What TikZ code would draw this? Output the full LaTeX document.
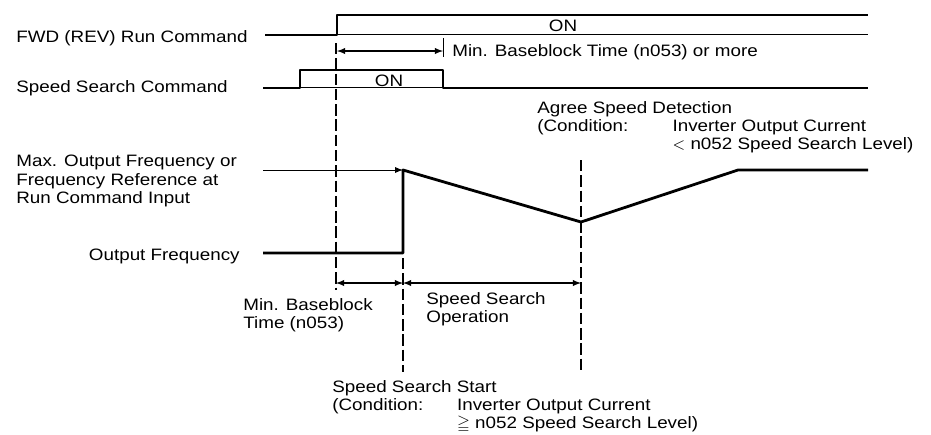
\documentclass[tikz,border=0pt]{standalone}
\usepackage{fontspec}
\usepackage{amssymb}
\setmainfont{Liberation Sans}[FakeStretch=1.14]
\usetikzlibrary{positioning}

\begin{document}
\begin{tikzpicture}[x=0.02cm,y=-0.02cm,>=latex,
  txt/.style={inner sep=0pt,font=\fontsize{9.4}{10.4}\selectfont,align=left},
  wave/.style={line width=1.6pt,line join=round},
  refline/.style={line width=0.55pt},
  guide/.style={line width=0.8pt,dash pattern=on 6.5pt off 2.2pt},
  dim/.style={line width=0.6pt,latex-latex}]

  \useasboundingbox (0,0) rectangle (931,434);

  % signal names
  \node[txt,anchor=base west] (fwdlbl) at (16,42.5) {FWD (REV) Run Command};
  \node[txt,anchor=base west] (ssclbl) at (16,92.5) {Speed Search Command};
  \node[txt,anchor=north west] (maxlbl) at (16,155) {Max. Output Frequency or\\Frequency Reference at\\Run Command Input};
  \node[txt,anchor=base east] (outlbl) at (240,260) {Output Frequency};

  % run command
  \coordinate (fwdlow) at (265,35);
  \coordinate (fwdup) at (337,35);
  \draw[wave] (fwdlow) -- (fwdup) -- (337,15) -- (868,15);
  \draw[refline] (337,34) -- (868,34);
  \node[txt,anchor=base] (fwdon) at (563,31.5) {ON};

  % speed search command
  \draw[wave] (263,88) -- (300,88) -- (300,70) -- (443,70) -- (443,88) -- (868,88);
  \draw[refline] (300,87) -- (443,87);
  \node[txt,anchor=base] (sscon) at (389,86) {ON};

  % baseblock time
  \coordinate (bbL) at (337,51);
  \coordinate (bbR) at (443,51);
  \draw[refline] (443,38) -- (443,57);
  \draw[dim] (bbL) -- (bbR);
  \node[txt,anchor=base west] (bblbl) at (452,56.5) {Min. Baseblock Time (n053) or more};

  % frequency
  \draw[refline,-latex] (263,170) -- (403,170);
  \draw[wave] (263,253) -- (403,253) -- (403,170) -- (581,222) -- (738,170) -- (868,170);

  % guide lines
  \draw[guide] (336,43) -- (336,290);
  \draw[guide] (403,258) -- (403,372);
  \draw[guide] (581,160) -- (581,372);

  % search timing
  \coordinate (ssL) at (336,283);
  \coordinate (ssM) at (403,283);
  \coordinate (ssR) at (581,283);
  \draw[dim] (ssL) -- (ssM);
  \draw[dim] (ssM) -- (ssR);

  \node[txt,anchor=north west] (minbb) at (243,298) {Min. Baseblock\\Time (n053)};
  \node[txt,anchor=north west] (ssop) at (426,292) {Speed Search\\Operation};
  \node[txt,anchor=north west] (agree) at (537,101) {Agree Speed Detection\\\makebox[77pt][l]{(Condition:}Inverter Output Current\\\hspace*{77pt}$<$ n052 Speed Search Level)};
  \node[txt,anchor=north west] (ssstart) at (332,380) {Speed Search Start\\\makebox[71pt][l]{(Condition:}Inverter Output Current\\\hspace*{71pt}$\geqq$ n052 Speed Search Level)};
\end{tikzpicture}
\end{document}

★ ★ ★

GOAL:
Return the whole listing, word for word, and leave out every picture.

RESULT:
What TikZ code would draw this? Output the full LaTeX document.
\documentclass[tikz,border=0pt]{standalone}
\usepackage{fontspec}
\usepackage{amssymb}
\setmainfont{Liberation Sans}[FakeStretch=1.14]
\usetikzlibrary{positioning}

\begin{document}
\begin{tikzpicture}[x=0.02cm,y=-0.02cm,>=latex,
  txt/.style={inner sep=0pt,font=\fontsize{9.4}{10.4}\selectfont,align=left},
  wave/.style={line width=1.6pt,line join=round},
  refline/.style={line width=0.55pt},
  guide/.style={line width=0.8pt,dash pattern=on 6.5pt off 2.2pt},
  dim/.style={line width=0.6pt,latex-latex}]

  \useasboundingbox (0,0) rectangle (931,434);

  % signal names
  \node[txt,anchor=base west] (fwdlbl) at (16,42.5) {FWD (REV) Run Command};
  \node[txt,anchor=base west] (ssclbl) at (16,92.5) {Speed Search Command};
  \node[txt,anchor=north west] (maxlbl) at (16,155) {Max. Output Frequency or\\Frequency Reference at\\Run Command Input};
  \node[txt,anchor=base east] (outlbl) at (240,260) {Output Frequency};

  % run command
  \coordinate (fwdlow) at (265,35);
  \coordinate (fwdup) at (337,35);
  \draw[wave] (fwdlow) -- (fwdup) -- (337,15) -- (868,15);
  \draw[refline] (337,34) -- (868,34);
  \node[txt,anchor=base] (fwdon) at (563,31.5) {ON};

  % speed search command
  \draw[wave] (263,88) -- (300,88) -- (300,70) -- (443,70) -- (443,88) -- (868,88);
  \draw[refline] (300,87) -- (443,87);
  \node[txt,anchor=base] (sscon) at (389,86) {ON};

  % baseblock time
  \coordinate (bbL) at (337,51);
  \coordinate (bbR) at (443,51);
  \draw[refline] (443,38) -- (443,57);
  \draw[dim] (bbL) -- (bbR);
  \node[txt,anchor=base west] (bblbl) at (452,56.5) {Min. Baseblock Time (n053) or more};

  % frequency
  \draw[refline,-latex] (263,170) -- (403,170);
  \draw[wave] (263,253) -- (403,253) -- (403,170) -- (581,222) -- (738,170) -- (868,170);

  % guide lines
  \draw[guide] (336,43) -- (336,290);
  \draw[guide] (403,258) -- (403,372);
  \draw[guide] (581,160) -- (581,372);

  % search timing
  \coordinate (ssL) at (336,283);
  \coordinate (ssM) at (403,283);
  \coordinate (ssR) at (581,283);
  \draw[dim] (ssL) -- (ssM);
  \draw[dim] (ssM) -- (ssR);

  \node[txt,anchor=north west] (minbb) at (243,298) {Min. Baseblock\\Time (n053)};
  \node[txt,anchor=north west] (ssop) at (426,292) {Speed Search\\Operation};
  \node[txt,anchor=north west] (agree) at (537,101) {Agree Speed Detection\\\makebox[77pt][l]{(Condition:}Inverter Output Current\\\hspace*{77pt}$<$ n052 Speed Search Level)};
  \node[txt,anchor=north west] (ssstart) at (332,380) {Speed Search Start\\\makebox[71pt][l]{(Condition:}Inverter Output Current\\\hspace*{71pt}$\geqq$ n052 Speed Search Level)};
\end{tikzpicture}
\end{document}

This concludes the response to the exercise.